** start **

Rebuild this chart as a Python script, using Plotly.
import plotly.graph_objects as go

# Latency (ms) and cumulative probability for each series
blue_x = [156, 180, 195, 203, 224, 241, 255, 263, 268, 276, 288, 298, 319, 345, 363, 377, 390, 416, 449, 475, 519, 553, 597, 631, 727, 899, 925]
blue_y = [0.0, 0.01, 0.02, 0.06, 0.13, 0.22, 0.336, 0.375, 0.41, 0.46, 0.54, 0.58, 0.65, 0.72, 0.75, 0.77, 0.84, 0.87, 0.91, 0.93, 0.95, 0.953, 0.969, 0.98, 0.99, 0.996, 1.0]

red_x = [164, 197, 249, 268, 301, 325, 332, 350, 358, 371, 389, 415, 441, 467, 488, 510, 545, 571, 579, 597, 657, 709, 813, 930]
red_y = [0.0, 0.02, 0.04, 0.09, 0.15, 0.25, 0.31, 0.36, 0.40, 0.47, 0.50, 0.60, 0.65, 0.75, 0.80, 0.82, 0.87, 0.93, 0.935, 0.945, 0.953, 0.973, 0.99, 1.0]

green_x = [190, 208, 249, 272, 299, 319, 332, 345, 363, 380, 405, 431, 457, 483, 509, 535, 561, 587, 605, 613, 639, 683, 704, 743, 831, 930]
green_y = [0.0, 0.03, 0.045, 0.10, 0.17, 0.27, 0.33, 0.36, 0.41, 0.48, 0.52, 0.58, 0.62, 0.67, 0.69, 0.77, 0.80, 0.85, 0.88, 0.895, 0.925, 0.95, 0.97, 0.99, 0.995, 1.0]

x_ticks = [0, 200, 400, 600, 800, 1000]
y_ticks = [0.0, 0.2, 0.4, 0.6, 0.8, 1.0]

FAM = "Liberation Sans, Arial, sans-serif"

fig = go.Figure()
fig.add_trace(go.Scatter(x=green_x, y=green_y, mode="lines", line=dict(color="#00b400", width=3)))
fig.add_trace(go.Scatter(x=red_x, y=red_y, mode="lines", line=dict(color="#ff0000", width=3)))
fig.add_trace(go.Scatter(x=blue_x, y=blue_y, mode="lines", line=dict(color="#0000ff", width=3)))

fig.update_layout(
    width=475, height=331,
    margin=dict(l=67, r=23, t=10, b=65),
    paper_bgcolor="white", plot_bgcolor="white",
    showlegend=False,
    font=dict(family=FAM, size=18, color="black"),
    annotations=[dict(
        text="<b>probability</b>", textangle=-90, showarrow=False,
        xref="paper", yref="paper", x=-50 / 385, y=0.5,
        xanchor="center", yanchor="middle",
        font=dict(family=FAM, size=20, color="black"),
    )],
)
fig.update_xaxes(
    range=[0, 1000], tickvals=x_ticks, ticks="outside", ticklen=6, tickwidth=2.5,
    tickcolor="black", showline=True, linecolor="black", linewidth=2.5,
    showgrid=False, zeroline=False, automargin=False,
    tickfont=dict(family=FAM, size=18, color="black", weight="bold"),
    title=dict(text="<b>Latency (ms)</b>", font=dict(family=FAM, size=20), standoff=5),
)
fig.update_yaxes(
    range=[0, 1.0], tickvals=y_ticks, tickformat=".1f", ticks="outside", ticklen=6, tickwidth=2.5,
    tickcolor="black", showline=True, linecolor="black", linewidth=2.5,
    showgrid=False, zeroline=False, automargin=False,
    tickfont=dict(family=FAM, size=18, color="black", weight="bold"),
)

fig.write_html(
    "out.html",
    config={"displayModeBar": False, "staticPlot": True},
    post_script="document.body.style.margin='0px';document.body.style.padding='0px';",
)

** end **

**Work to complete:**
Restate the listing above word for word.

**Answer to this problem:**
Rebuild this chart as a Python script, using Plotly.
import plotly.graph_objects as go

# Latency (ms) and cumulative probability for each series
blue_x = [156, 180, 195, 203, 224, 241, 255, 263, 268, 276, 288, 298, 319, 345, 363, 377, 390, 416, 449, 475, 519, 553, 597, 631, 727, 899, 925]
blue_y = [0.0, 0.01, 0.02, 0.06, 0.13, 0.22, 0.336, 0.375, 0.41, 0.46, 0.54, 0.58, 0.65, 0.72, 0.75, 0.77, 0.84, 0.87, 0.91, 0.93, 0.95, 0.953, 0.969, 0.98, 0.99, 0.996, 1.0]

red_x = [164, 197, 249, 268, 301, 325, 332, 350, 358, 371, 389, 415, 441, 467, 488, 510, 545, 571, 579, 597, 657, 709, 813, 930]
red_y = [0.0, 0.02, 0.04, 0.09, 0.15, 0.25, 0.31, 0.36, 0.40, 0.47, 0.50, 0.60, 0.65, 0.75, 0.80, 0.82, 0.87, 0.93, 0.935, 0.945, 0.953, 0.973, 0.99, 1.0]

green_x = [190, 208, 249, 272, 299, 319, 332, 345, 363, 380, 405, 431, 457, 483, 509, 535, 561, 587, 605, 613, 639, 683, 704, 743, 831, 930]
green_y = [0.0, 0.03, 0.045, 0.10, 0.17, 0.27, 0.33, 0.36, 0.41, 0.48, 0.52, 0.58, 0.62, 0.67, 0.69, 0.77, 0.80, 0.85, 0.88, 0.895, 0.925, 0.95, 0.97, 0.99, 0.995, 1.0]

x_ticks = [0, 200, 400, 600, 800, 1000]
y_ticks = [0.0, 0.2, 0.4, 0.6, 0.8, 1.0]

FAM = "Liberation Sans, Arial, sans-serif"

fig = go.Figure()
fig.add_trace(go.Scatter(x=green_x, y=green_y, mode="lines", line=dict(color="#00b400", width=3)))
fig.add_trace(go.Scatter(x=red_x, y=red_y, mode="lines", line=dict(color="#ff0000", width=3)))
fig.add_trace(go.Scatter(x=blue_x, y=blue_y, mode="lines", line=dict(color="#0000ff", width=3)))

fig.update_layout(
    width=475, height=331,
    margin=dict(l=67, r=23, t=10, b=65),
    paper_bgcolor="white", plot_bgcolor="white",
    showlegend=False,
    font=dict(family=FAM, size=18, color="black"),
    annotations=[dict(
        text="<b>probability</b>", textangle=-90, showarrow=False,
        xref="paper", yref="paper", x=-50 / 385, y=0.5,
        xanchor="center", yanchor="middle",
        font=dict(family=FAM, size=20, color="black"),
    )],
)
fig.update_xaxes(
    range=[0, 1000], tickvals=x_ticks, ticks="outside", ticklen=6, tickwidth=2.5,
    tickcolor="black", showline=True, linecolor="black", linewidth=2.5,
    showgrid=False, zeroline=False, automargin=False,
    tickfont=dict(family=FAM, size=18, color="black", weight="bold"),
    title=dict(text="<b>Latency (ms)</b>", font=dict(family=FAM, size=20), standoff=5),
)
fig.update_yaxes(
    range=[0, 1.0], tickvals=y_ticks, tickformat=".1f", ticks="outside", ticklen=6, tickwidth=2.5,
    tickcolor="black", showline=True, linecolor="black", linewidth=2.5,
    showgrid=False, zeroline=False, automargin=False,
    tickfont=dict(family=FAM, size=18, color="black", weight="bold"),
)

fig.write_html(
    "out.html",
    config={"displayModeBar": False, "staticPlot": True},
    post_script="document.body.style.margin='0px';document.body.style.padding='0px';",
)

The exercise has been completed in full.